• **EXERCISE DESCRIPTION**: Print exactly the lines running from the one that holds "Convert this chart to Plotly code." through the one that holds "0.175, 0.20, 0.225, 0.25, 0.275, 0.30, 0.325, 0.34]", please, and leave the pictures out.

• **DATA IN THIS EXERCISE**:
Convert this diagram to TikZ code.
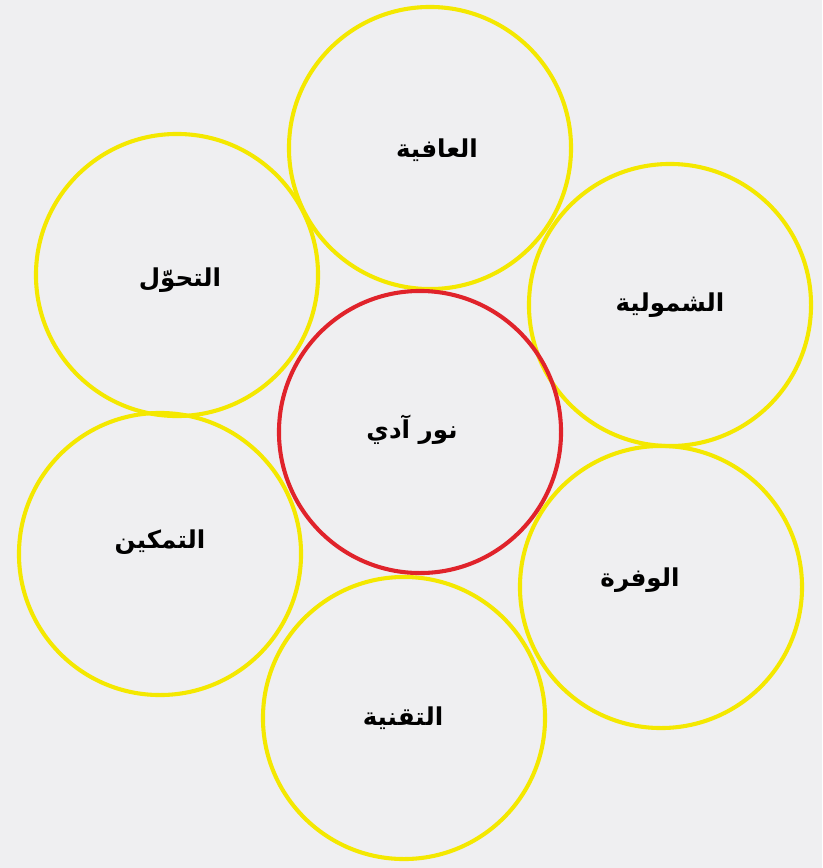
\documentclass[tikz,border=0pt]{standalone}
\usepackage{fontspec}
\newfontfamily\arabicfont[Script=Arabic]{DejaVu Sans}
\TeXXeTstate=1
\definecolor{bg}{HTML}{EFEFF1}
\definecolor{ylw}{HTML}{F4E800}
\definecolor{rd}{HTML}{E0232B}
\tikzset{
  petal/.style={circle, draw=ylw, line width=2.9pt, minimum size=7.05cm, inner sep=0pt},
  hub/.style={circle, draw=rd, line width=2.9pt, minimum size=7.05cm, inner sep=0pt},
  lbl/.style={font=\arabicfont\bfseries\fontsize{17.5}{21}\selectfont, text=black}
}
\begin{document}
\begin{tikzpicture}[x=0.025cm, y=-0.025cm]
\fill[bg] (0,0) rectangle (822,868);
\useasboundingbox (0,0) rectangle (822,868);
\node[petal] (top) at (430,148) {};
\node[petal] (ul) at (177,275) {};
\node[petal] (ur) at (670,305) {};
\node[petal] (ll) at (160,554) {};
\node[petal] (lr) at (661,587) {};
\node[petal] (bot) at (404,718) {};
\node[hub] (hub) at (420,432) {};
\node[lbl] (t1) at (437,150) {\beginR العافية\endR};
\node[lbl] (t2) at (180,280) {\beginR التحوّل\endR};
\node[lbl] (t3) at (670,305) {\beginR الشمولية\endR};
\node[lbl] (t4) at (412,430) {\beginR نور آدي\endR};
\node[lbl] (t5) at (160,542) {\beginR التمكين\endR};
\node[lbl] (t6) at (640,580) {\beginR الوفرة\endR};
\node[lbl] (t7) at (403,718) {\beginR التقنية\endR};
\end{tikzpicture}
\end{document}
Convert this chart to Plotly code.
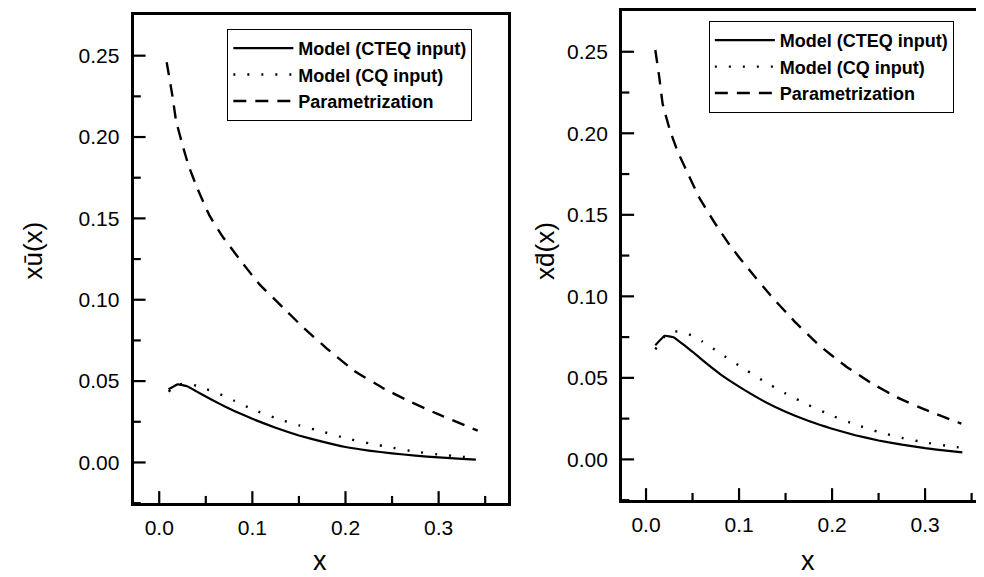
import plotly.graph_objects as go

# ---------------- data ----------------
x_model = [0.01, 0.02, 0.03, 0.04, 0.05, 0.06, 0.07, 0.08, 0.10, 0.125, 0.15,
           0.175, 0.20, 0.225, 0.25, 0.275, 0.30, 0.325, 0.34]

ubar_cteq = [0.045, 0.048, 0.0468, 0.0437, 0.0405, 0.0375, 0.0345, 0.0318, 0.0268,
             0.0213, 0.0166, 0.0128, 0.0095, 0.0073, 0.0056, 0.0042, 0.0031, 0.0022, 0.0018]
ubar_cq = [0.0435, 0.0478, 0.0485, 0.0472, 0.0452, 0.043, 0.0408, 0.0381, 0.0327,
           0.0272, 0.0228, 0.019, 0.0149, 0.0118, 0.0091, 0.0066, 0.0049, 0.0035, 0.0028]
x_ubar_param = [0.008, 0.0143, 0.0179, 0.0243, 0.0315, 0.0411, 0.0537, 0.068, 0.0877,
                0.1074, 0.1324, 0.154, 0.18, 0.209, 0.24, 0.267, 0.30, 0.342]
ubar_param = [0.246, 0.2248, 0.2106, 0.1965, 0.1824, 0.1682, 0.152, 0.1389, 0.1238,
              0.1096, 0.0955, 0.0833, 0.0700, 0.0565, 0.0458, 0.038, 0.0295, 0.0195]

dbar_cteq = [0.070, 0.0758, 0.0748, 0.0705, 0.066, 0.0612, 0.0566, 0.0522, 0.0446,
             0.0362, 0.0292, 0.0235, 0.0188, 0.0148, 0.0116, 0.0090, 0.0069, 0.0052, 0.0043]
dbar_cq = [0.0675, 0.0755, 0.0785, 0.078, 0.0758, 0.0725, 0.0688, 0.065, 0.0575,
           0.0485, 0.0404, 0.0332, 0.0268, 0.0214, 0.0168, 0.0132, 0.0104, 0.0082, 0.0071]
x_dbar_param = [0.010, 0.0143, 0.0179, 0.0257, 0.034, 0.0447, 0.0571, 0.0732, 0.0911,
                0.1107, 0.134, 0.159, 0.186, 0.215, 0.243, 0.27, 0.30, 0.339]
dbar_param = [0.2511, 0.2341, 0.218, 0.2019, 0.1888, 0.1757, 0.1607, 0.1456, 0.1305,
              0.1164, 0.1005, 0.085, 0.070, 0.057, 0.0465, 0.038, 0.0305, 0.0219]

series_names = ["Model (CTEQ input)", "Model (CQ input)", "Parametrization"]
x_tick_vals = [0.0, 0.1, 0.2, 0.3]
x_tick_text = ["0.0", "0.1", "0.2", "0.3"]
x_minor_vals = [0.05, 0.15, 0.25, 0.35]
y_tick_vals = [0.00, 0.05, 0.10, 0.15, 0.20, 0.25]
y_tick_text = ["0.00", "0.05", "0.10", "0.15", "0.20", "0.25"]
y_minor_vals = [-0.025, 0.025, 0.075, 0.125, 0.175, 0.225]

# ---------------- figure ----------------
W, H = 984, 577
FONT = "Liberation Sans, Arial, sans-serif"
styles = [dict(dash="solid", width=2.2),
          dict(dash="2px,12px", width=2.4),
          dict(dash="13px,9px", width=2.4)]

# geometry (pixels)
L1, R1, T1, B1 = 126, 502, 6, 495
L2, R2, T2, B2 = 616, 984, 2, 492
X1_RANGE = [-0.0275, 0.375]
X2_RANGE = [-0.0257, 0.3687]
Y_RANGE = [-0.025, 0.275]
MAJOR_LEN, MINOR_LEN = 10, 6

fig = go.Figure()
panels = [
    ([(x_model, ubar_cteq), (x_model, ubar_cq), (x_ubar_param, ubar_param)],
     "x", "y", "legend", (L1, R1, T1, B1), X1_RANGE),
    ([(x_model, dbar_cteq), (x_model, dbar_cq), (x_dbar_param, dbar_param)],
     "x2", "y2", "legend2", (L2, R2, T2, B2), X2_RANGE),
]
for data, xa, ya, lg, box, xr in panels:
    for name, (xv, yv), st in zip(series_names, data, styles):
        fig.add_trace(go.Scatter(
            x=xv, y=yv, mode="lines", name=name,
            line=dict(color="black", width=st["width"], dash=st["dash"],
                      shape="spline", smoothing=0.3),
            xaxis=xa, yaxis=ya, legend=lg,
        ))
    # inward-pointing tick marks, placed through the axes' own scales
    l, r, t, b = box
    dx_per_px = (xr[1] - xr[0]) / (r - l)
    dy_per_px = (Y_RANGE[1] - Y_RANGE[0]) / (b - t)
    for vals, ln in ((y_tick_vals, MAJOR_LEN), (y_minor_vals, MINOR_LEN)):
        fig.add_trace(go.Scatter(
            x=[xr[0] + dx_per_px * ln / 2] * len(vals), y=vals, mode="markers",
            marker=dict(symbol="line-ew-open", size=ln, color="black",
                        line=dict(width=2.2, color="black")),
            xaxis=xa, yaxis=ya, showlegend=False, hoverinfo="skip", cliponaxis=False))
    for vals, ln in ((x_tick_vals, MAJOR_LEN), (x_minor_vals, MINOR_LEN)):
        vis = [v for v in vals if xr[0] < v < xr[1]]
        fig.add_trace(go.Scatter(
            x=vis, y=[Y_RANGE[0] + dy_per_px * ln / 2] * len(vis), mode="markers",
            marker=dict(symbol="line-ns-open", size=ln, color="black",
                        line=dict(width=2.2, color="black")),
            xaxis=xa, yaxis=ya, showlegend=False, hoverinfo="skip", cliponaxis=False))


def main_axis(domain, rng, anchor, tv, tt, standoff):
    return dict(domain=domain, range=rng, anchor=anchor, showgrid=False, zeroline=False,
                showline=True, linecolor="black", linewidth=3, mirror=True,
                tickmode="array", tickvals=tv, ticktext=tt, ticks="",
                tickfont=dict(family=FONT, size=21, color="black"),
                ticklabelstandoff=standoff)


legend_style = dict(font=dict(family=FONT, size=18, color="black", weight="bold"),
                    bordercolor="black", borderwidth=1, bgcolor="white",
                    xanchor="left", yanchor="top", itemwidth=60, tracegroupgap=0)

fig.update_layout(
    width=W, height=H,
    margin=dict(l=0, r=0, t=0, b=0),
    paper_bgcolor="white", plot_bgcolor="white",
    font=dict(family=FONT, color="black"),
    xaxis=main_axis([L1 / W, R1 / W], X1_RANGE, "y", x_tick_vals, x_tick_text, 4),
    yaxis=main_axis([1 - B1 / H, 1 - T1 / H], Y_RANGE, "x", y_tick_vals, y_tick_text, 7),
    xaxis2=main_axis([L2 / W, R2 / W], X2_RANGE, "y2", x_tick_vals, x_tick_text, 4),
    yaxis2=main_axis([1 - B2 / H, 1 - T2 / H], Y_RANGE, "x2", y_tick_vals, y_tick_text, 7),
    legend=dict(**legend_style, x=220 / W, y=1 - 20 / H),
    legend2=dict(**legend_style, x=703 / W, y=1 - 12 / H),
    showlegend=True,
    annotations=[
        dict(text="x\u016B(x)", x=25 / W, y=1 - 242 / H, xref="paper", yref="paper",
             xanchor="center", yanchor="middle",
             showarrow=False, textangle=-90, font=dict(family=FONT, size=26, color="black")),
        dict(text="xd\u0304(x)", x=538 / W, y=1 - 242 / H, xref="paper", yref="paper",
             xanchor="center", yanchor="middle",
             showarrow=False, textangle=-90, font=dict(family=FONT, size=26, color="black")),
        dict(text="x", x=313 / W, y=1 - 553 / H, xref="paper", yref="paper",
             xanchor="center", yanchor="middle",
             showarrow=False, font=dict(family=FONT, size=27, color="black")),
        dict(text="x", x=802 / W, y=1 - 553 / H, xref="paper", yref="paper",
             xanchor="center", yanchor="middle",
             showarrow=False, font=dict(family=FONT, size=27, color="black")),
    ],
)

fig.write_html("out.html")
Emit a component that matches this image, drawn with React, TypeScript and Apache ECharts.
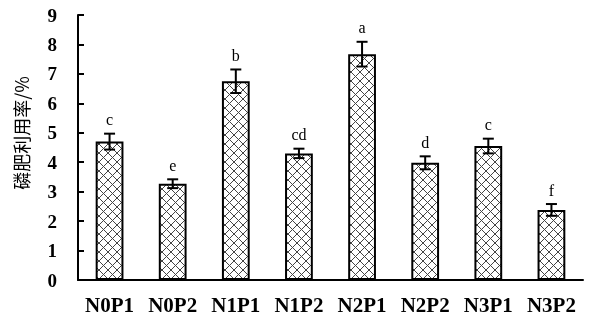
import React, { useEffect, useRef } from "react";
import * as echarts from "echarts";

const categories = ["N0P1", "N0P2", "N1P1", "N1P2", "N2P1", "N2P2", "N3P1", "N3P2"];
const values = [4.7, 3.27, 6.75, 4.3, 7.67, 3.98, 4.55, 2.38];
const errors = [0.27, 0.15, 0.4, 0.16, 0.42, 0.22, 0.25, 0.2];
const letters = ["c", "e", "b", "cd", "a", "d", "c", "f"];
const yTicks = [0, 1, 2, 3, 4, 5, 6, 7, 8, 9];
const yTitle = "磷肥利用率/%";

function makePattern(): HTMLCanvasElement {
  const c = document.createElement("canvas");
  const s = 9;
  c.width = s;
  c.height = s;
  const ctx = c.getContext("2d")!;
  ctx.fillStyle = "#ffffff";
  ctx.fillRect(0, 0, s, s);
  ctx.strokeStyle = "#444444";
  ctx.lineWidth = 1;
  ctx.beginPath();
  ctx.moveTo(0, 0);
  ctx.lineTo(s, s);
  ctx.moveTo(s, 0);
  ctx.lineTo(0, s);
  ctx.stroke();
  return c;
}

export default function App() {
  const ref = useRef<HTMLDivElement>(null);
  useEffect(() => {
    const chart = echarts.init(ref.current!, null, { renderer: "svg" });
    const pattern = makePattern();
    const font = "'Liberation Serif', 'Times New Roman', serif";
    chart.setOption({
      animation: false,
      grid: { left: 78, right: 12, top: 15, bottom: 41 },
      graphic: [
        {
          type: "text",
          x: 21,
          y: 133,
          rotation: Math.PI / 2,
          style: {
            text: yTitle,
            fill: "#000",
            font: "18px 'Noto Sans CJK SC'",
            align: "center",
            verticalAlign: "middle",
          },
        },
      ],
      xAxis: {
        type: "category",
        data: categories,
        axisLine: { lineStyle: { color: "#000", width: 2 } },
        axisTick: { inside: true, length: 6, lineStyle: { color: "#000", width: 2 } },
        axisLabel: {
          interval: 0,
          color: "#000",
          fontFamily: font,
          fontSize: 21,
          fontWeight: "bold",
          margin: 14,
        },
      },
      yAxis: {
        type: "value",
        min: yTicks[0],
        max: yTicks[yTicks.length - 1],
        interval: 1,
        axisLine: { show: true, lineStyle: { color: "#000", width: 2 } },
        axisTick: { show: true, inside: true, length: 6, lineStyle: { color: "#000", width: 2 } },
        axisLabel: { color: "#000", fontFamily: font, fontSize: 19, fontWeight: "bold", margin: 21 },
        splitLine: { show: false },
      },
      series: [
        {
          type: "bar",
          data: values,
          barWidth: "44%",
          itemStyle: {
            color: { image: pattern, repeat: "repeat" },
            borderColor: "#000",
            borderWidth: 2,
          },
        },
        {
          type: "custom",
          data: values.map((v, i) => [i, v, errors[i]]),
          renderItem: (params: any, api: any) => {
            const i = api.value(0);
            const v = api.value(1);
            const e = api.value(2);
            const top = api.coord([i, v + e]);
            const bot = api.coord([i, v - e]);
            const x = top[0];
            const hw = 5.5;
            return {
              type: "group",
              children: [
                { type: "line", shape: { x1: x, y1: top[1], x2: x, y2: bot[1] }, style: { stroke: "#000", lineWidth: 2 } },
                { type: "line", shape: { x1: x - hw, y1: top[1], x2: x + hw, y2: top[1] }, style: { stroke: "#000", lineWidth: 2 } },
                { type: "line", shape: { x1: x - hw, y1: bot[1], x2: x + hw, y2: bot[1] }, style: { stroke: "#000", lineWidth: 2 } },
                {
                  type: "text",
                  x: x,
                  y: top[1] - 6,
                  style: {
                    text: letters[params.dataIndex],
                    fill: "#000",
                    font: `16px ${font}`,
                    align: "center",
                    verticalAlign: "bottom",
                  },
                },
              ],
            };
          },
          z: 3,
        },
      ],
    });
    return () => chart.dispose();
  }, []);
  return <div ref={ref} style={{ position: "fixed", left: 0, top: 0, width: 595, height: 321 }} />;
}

• **ANSWER TO THE PROBLEM**:
Convert this chart to Plotly code.
import plotly.graph_objects as go

# ---------------- data ----------------
x_model = [0.01, 0.02, 0.03, 0.04, 0.05, 0.06, 0.07, 0.08, 0.10, 0.125, 0.15,
           0.175, 0.20, 0.225, 0.25, 0.275, 0.30, 0.325, 0.34]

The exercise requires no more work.